Reputation: 20146
We have a script that on a daily basis checks all of the web links in all of our database records (the users want notifications when a link becomes out of date).
There are a couple of sites that work fine through a web browser from this IP address, but when fetched through GO, they either disconnect before completing the request or return a HTTP authorisation denied message.
I am assuming some sort of firewall (F5) is filtering/blocking the request. This occurs even when I change the HTTP request to use a common user agent. What can we do to ensure a GO request looks like a standard browser?
func fetch_url(url string, d time.Duration) (int, error) {
client := &http.Client{
Timeout: d,
}
req, err := http.NewRequest("GET", url, nil)
if err != nil {
return 0, err
}
req.Header.Set("User-Agent", "Mozilla/5.0 (iPad; CPU OS 7_0 like Mac OS X) AppleWebKit/537.51.1 (KHTML, like Gecko) Version/7.0 Mobile/11A465 Safari/9537.53")

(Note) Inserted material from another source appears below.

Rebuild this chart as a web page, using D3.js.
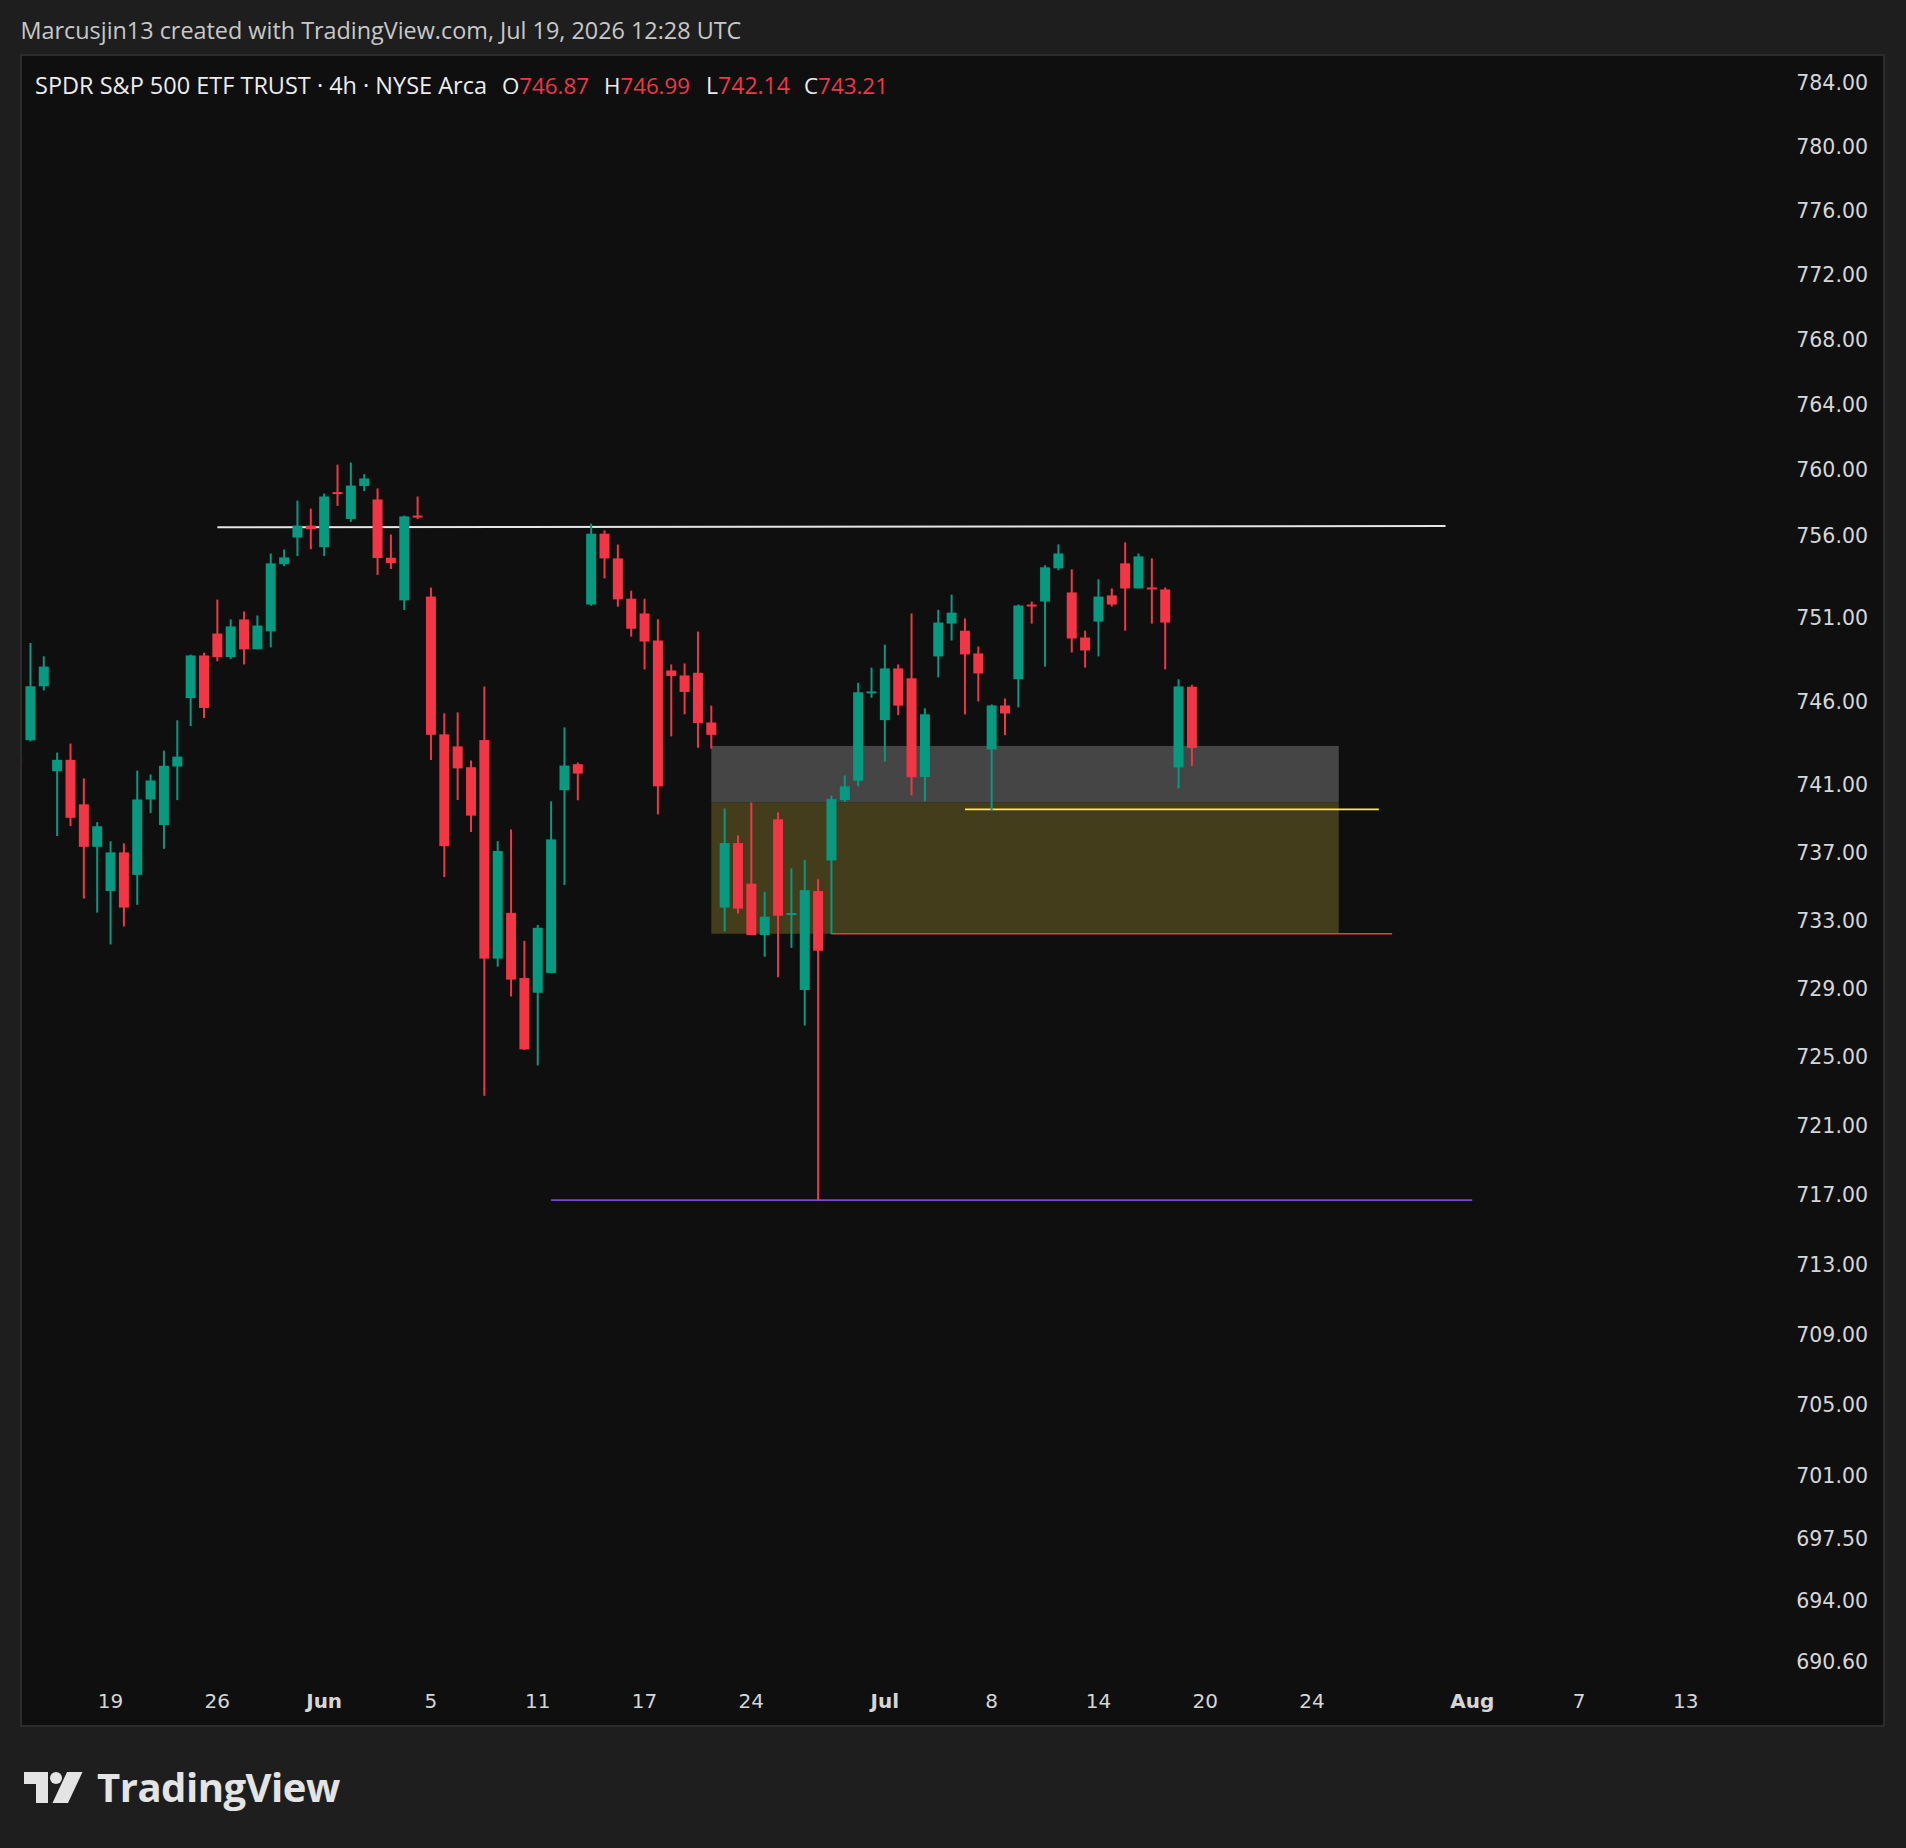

resp, err := client.Do(req)
if err != nil {
return 0, err
}
status := resp.StatusCode
resp.Body.Close()
return status, nil
}
Upvotes: 1
Views: 406
Reputation: 156572
Try matching the exact headers from a request from your web browser to eliminate other factors. A smart firewall could have heuristics on what looks like a web browser versus a robot.
Notice that the go http client sends only a minimal HTTP request:
GET /foo HTTP/1.1
Host: localhost:3030
User-Agent: Go 1.1 package http
Accept-Encoding: gzip
Whereas a web browser is more chatty:
GET /foo HTTP/1.1
Host: localhost:3030
Connection: keep-alive
Accept: text/html,application/xhtml+xml,application/xml;q=0.9,image/webp,*/*;q=0.8
User-Agent: Mozilla/5.0 (Macintosh; Intel Mac OS X 10_10_1) AppleWebKit/537.36 (KHTML, like Gecko) Chrome/41.0.2272.89 Safari/537.36
Accept-Encoding: gzip, deflate, sdch
Accept-Language: en-US,en;q=0.8
Upvotes: 3